Dear Mom, Dad, Eric, and Belle,
Elder Eyring is a very wise man. In the April, 2012 session of General Conference, he gave an inspired message about a former President of the church who would often ask the Lord to "give [him] mountains to climb," because he knew that when he overcame them, he would be strengthened in faith and ability. Elder Eyring proceeded to share an experience from his youth when he followed that prophet's example to ask for mountains and was forthright humbled to the dust. He also shared a touching moment regarding his mother who in the twilight moments of her life struggled with cancer; it being said that she "needed a little polishing" before meeting her Maker and that such trials have the aforementioned effect. Needless to say, his talk ended with a warning with regards to asking for trials and challenges. Feeling as though I had the faith, power, and ability of someone who could handle such a trial and inspired by the words of President Eyring, I asked Heavenly Father frequently to send me mountains to climb, contingent upon my faith to overcome them. Having not recognized an answer to this prayer, I assumed my faith wasn't prepared yet. As I knelt in prayer (having not asked for some time), I received a confirmation from the Lord that the last five weeks have been my mountain. Mom, Dad, and Eric, this period of time has been, admittedly, very difficult for me. I have fasted and prayed more than I have ever fasted and prayed in my entire life. Later that night, during my prayer, I received that confirmation and I felt peace. I felt things were going to be better and that I had received a confirmation to my earlier prayer. In times of difficulty, the Lord came through for me. Mom, Dad, and Eric, I hope you all realize that the Lord answers prayers. He loves you. He knows you. He watches over you. I'm reminded of the poem about an individual who sees two sets of foot-prints in the sands of his lifetime (recognizing that one set belonged to him and one set to the Lord), but during his difficulties, he only sees one set. As he asks the Lord why, the Lord replies, "that was when I carried you." That's what I realized last night.
Thank you all for constantly being so support of me. Thank you for understanding that this gospel is so important and that at the end of the day, an eternal family is the end goal. You all are so great and I love you all so very much. Thank you, Dad, for driving all the way to work, just to send me an email. I hope you realize how important these emails are to a missionary. I rarely receive mail. I can't wait to see you all at Christmas. I'm incredibly excited. I cannot believe, however, that you sent five packages! Do you understand how much that costs?! That's ridiculous! I don't need all of those things! I don't know what it all is, but I know I don't need it all!
I'm so happy for Elder Jensen. I imagine that he is tearing it up in Russia. I have a lot of confidence in his ability. He has always been an example to me in his diligence, purity, and leadership. He is an incredible member of this church and when he left on his mission, he was more than prepared. We began teaching two new families and we're hoping to get them in the waters of baptism soon. Success is coming soon!
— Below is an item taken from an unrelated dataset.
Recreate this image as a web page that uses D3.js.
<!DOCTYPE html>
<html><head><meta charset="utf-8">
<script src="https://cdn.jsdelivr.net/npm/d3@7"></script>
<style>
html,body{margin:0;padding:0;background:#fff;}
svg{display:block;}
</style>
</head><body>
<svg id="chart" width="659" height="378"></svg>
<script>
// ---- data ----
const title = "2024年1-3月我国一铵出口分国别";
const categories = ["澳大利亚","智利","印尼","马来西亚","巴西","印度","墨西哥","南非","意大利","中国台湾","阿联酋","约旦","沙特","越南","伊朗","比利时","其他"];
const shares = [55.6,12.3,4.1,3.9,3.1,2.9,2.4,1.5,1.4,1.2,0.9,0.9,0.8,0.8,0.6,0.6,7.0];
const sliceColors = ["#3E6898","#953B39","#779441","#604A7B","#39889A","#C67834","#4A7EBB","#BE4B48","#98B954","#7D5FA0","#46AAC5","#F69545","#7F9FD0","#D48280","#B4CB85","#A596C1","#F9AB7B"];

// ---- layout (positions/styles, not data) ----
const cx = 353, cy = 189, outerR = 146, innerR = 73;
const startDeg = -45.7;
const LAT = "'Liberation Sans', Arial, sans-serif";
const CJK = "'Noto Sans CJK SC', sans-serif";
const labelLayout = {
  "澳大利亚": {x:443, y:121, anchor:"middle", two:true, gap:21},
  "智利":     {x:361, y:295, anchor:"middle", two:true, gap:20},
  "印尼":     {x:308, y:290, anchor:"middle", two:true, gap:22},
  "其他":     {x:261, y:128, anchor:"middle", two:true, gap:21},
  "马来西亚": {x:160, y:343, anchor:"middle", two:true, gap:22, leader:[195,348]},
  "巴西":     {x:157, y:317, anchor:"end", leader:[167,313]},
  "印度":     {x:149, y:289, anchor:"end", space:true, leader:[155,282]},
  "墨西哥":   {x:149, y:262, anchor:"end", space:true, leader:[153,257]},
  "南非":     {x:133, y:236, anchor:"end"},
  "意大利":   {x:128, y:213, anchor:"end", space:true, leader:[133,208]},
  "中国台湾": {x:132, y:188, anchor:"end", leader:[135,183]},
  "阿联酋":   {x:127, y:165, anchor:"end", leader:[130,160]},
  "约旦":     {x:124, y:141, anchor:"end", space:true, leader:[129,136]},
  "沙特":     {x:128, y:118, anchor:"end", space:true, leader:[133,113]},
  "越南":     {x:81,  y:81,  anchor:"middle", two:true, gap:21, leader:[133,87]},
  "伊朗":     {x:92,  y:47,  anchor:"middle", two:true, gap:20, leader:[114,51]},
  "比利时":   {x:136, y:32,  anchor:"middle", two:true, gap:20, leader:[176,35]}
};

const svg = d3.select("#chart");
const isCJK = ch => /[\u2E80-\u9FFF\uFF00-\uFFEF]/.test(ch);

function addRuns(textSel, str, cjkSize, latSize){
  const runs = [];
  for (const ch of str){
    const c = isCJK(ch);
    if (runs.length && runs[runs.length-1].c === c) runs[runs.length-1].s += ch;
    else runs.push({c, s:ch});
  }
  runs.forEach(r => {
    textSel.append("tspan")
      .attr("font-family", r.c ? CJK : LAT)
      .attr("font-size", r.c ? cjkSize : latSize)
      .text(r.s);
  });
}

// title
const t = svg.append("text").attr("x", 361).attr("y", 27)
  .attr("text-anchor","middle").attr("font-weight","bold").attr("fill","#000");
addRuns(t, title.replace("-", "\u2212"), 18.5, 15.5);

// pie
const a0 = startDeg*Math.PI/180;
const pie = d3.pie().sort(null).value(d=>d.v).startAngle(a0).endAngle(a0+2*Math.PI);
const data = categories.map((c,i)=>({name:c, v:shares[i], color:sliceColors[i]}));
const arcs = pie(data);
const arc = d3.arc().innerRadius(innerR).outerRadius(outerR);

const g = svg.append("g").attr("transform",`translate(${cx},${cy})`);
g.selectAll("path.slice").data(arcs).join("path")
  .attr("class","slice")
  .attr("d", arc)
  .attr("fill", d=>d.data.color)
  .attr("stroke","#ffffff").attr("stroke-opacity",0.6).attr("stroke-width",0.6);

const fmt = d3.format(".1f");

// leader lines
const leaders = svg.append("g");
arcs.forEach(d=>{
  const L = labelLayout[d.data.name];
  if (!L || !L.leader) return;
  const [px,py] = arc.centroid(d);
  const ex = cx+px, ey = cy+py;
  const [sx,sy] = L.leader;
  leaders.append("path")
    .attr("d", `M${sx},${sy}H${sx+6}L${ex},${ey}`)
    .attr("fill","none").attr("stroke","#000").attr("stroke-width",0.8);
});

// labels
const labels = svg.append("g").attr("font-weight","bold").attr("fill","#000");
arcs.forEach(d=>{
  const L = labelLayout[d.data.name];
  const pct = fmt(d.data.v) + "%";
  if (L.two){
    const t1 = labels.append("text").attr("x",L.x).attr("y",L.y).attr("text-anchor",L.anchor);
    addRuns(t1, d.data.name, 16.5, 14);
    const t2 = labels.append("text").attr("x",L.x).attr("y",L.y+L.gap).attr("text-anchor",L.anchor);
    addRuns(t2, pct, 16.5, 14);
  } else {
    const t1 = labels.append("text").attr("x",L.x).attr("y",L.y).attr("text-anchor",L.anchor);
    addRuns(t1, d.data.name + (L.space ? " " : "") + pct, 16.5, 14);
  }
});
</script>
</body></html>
I'm happy that you fed the missionaries! I can't wait to go home and help them out in any way I can. It's funny that there are only one set of missionaries for the whole stake. That's Utah for you though. Here, it's at least one set of missionaries per ward or branch. Obviously the church is much, much, smaller, but regardless, it's funny to me now.
I know that coming home will be a crazy experience. I want to come home and start school immediately, no down time, but I also want to serve two full years, not 18 days shy of two years. I'm seeking an extension. I asked Elder Wilson for one, and haven't had the opportunity to ask President Bishop yet (our interview was a blur), but I'm avidly seeking one. Apparently those in this mission have one naturally, so getting another extension will be even more difficult. I just love being here.
I can't believe that it's almost Christmas again. I'm almost to the point where a year ago, I wasn't even at BYU. A month and a week from now, I can say that a year ago, I was doing the same thing that I'm doing now. It's strange. It has gone so fast! I don't want it to end. I wonder how I will feel after another challenging, but eternally rewarding year of missionary service.
I want you all to know that I love this work. I know that Heavenly Father is there, he is nearer than we think. The veil is thin. He answers prayers. He wants us to know that we are His children. He sent His son to die for us so that we could be happy forever. This is His work and His glory, to help us.
I apologize that this email is so short, but I love you all.